Even though Tokken tracks the source of every transaction, Zarrad said Tokken offers a layer of privacy to consumers. “None of their information is given to the dispensary, and it’s all encrypted,” he said. “We can trace to the financial institution of origin, but it’s metadata — it’s not actual personal information.”
And Zarrad wants to ensure they’re only working with responsible retailers. “We’re not going to extend our services to just any dispensary,” he said. “We have to qualify them.” He said dispensaries and retailers will go through an in-depth onboarding process with enhanced, ongoing due diligence.
“We’d like to establish a standard in this space and professionalize this space so dispensaries that are in fact seedy and noncompliant will be excluded from this platform and hopefully go out of business, eventually,” he said. “And the ones that are compliant and operate like a legitimate business are going to prosper because they’ll have access to banking.” Zarrad said there’s a correlation between enhancing compliant, quality businesses and enhancing the level of trust the public has in the cannabis industry.
Tokken will enter a consumer beta in August, but they’re already making headlines with in-depth profiles in the New York Times and the International Business Times. Zarrad said Tokken’s initial beta will have 10 retailers in the Denver area and two banks participating. They’re looking to grow organically through beta, relying on retailers to incentivize customers to use Tokkens.
The company currently has four employees on its core team, with 15 contractors as well.
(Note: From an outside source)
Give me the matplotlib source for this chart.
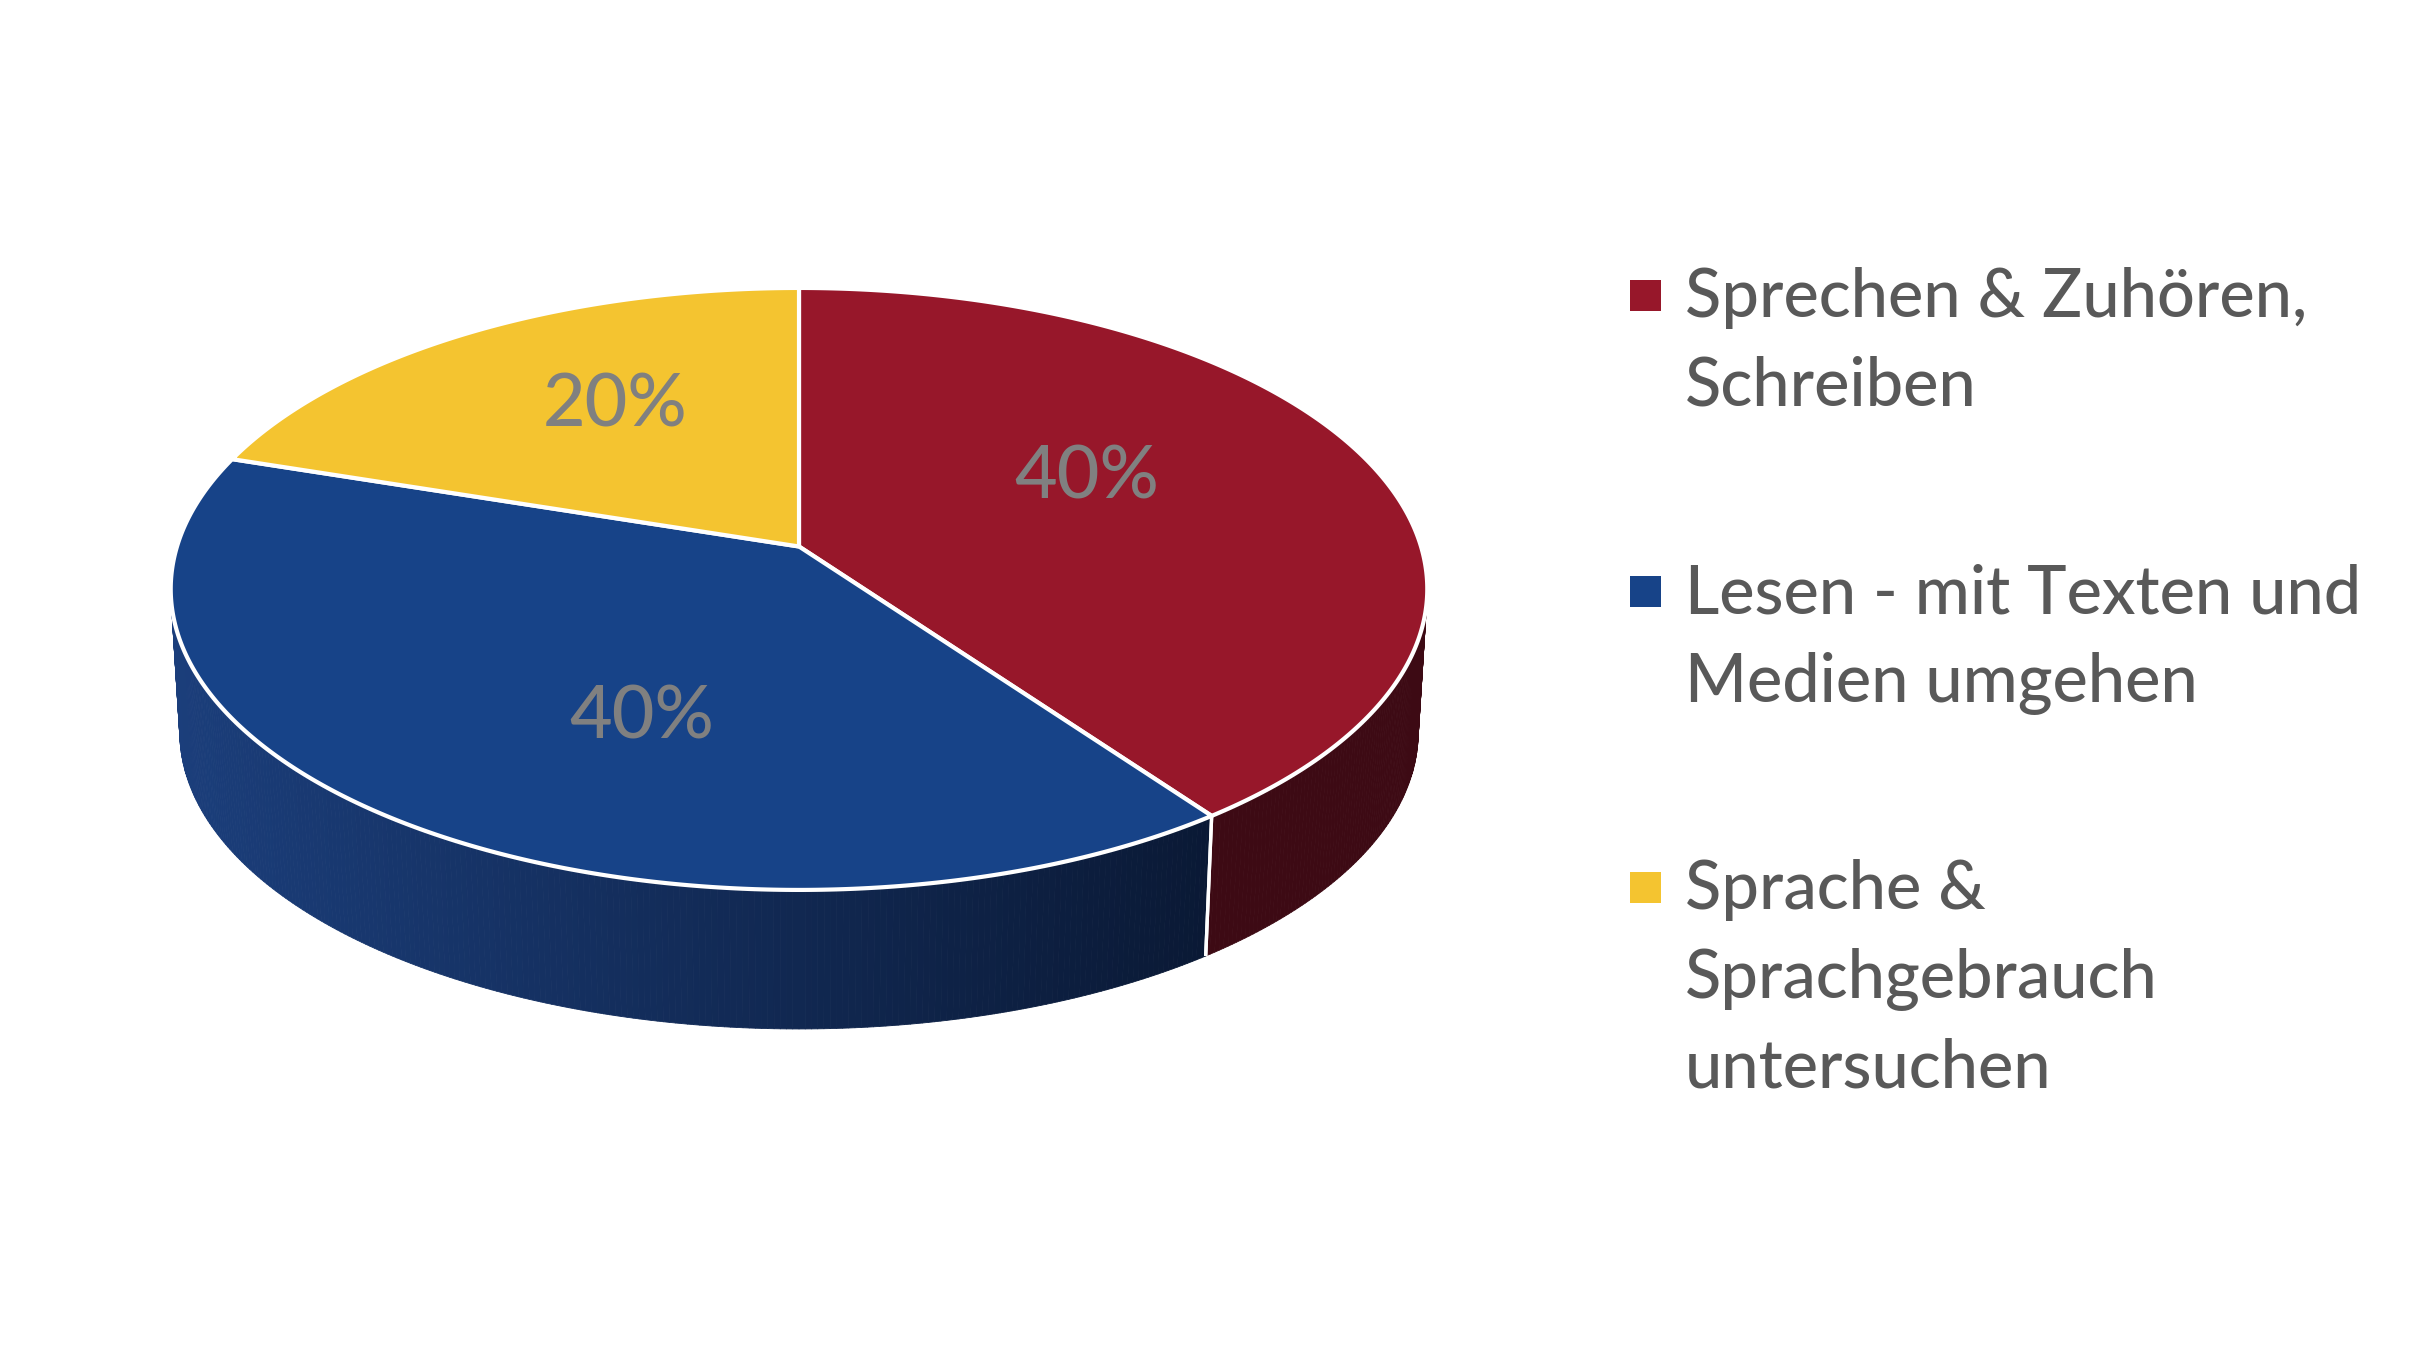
import numpy as np
import matplotlib
matplotlib.use("Agg")
import matplotlib.pyplot as plt
from matplotlib.patches import Polygon, Rectangle
from matplotlib.collections import PolyCollection
from matplotlib.colors import to_rgb

# ---------------- data ----------------
categories = [
    "Sprechen & Zuhören, Schreiben",
    "Lesen - mit Texten und Medien umgehen",
    "Sprache & Sprachgebrauch untersuchen",
]
legend_lines = [
    ["Sprechen & Zuhören,", "Schreiben"],
    ["Lesen - mit Texten und", "Medien umgehen"],
    ["Sprache &", "Sprachgebrauch", "untersuchen"],
]
values = [40, 40, 20]
value_labels = ["40%", "40%", "20%"]

# ---------------- style ----------------
top_colors = ["#97172A", "#174388", "#F4C430"]
side_left_colors = ["#3D0A14", "#1B3E7B", "#8A6A10"]
side_right_colors = ["#3D0A14", "#0A1935", "#8A6A10"]
TEXT_COLOR = "#595959"
LABEL_COLOR = "#808080"
FONT = ["Lato", "DejaVu Sans"]
WEIGHT = "medium"
EDGE_LW = 3.0

W, H = 2415, 1356
fig = plt.figure(figsize=(W / 100, H / 100), dpi=100)
ax = fig.add_axes([0, 0, 1, 1])
ax.set_xlim(0, W)
ax.set_ylim(H, 0)
ax.axis("off")

# perspective disc geometry (pixel units)
CX, CY = 799.0, 546.5
S, SK, P = 622.0, 295.0, 0.141
SB, DROP = 613.0, 144.0


def top_pt(r, phi):
    a = np.radians(phi)
    u, v = r * np.sin(a), r * np.cos(a)
    w = 1 + P * v
    return CX + S * u / w, CY - SK * v / w


def bot_pt(phi):
    a = np.radians(phi)
    u, v = np.sin(a), np.cos(a)
    w = 1 + P * v
    return CX + SB * u / w, CY + DROP - SK * (SB / S) * v / w


fr = np.array(values, dtype=float) / sum(values)
ends = np.cumsum(fr) * 360.0
starts = ends - fr * 360.0

# ---- side faces (front half only) ----
FRONT_LO, FRONT_HI = 70.0, 290.0
quads, qcols, qdepth = [], [], []
for i in range(len(values)):
    lo, hi = max(starts[i], FRONT_LO), min(ends[i], FRONT_HI)
    if hi <= lo:
        continue
    ph = np.linspace(lo, hi, max(int((hi - lo) * 2), 2) + 1)
    xs_all = [top_pt(1, p)[0] for p in ph]
    xmin, xmax = min(xs_all), max(xs_all)
    cl, cr = np.array(to_rgb(side_left_colors[i])), np.array(to_rgb(side_right_colors[i]))
    for a0, a1 in zip(ph[:-1], ph[1:]):
        t0, t1 = top_pt(1, a0), top_pt(1, a1)
        b0, b1 = bot_pt(a0), bot_pt(a1)
        quads.append([t0, t1, b1, b0])
        xm = 0.5 * (t0[0] + t1[0])
        t = 0 if xmax == xmin else (xm - xmin) / (xmax - xmin)
        qcols.append(tuple(cl + (cr - cl) * t))
        qdepth.append(np.cos(np.radians(0.5 * (a0 + a1))))
order = np.argsort(qdepth)[::-1]
pc = PolyCollection([quads[k] for k in order], facecolors=[qcols[k] for k in order],
                    edgecolors=[qcols[k] for k in order], linewidths=0.6, zorder=1)
ax.add_collection(pc)

# white seam on side at visible wedge boundaries
for b in list(starts) + list(ends):
    bb = b % 360
    if FRONT_LO + 10 < bb < FRONT_HI - 10:
        t, bo = top_pt(1, bb), bot_pt(bb)
        ax.plot([t[0], bo[0]], [t[1], bo[1]], color="white", lw=EDGE_LW * 0.8, zorder=2,
                solid_capstyle="butt")

# ---- top faces ----
for i in range(len(values)):
    ph = np.linspace(starts[i], ends[i], 300)
    pts = [top_pt(0, 0)] + [top_pt(1, p) for p in ph]
    ax.add_patch(Polygon(pts, closed=True, facecolor=top_colors[i], edgecolor="white",
                         linewidth=EDGE_LW, joinstyle="round", zorder=3))

# ---- value labels ----
LABEL_R = 0.55
LABEL_NUDGE = [(-30, -26), (57, 25.5), (5.5, -23)]
for i in range(len(values)):
    mid = 0.5 * (starts[i] + ends[i])
    x, y = top_pt(LABEL_R, mid)
    x += LABEL_NUDGE[i][0]
    y += LABEL_NUDGE[i][1]
    ax.text(x, y + 26.5, value_labels[i], ha="center", va="baseline", fontsize=53,
            color=LABEL_COLOR, family=FONT, fontweight=WEIGHT, zorder=5)

# ---- legend ----
LEG_SQ_X, LEG_TXT_X = 1645, 1685
LEG_BASE0, LEG_ENTRY_DY, LEG_LINE_DY = 317, 296, 89
SQ = 31
for i, lines in enumerate(legend_lines):
    base = LEG_BASE0 + LEG_ENTRY_DY * i
    ax.add_patch(Rectangle((LEG_SQ_X - SQ / 2, base - 22 - SQ / 2), SQ, SQ,
                           facecolor=top_colors[i], edgecolor="none", zorder=5))
    for j, ln in enumerate(lines):
        ax.text(LEG_TXT_X, base + LEG_LINE_DY * j, ln, ha="left", va="baseline",
                fontsize=48, color=TEXT_COLOR, family=FONT, fontweight=WEIGHT, zorder=5)

fig.savefig("out.png", dpi=100, facecolor="white")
They recently completed a pre-seed note financing round totalling $500,000 and will seek $2 million for their seed round later this fall to coincide with the end of beta testing.
After validating the concept and the technology with the cannabis industry, Zarrad said they plan to expand to other “cash-intensive” industries, though he wasn’t ready to name specifics. “If Tokken can prove itself in this convoluted, restricted environment, we can apply it in other industries, too,” he said.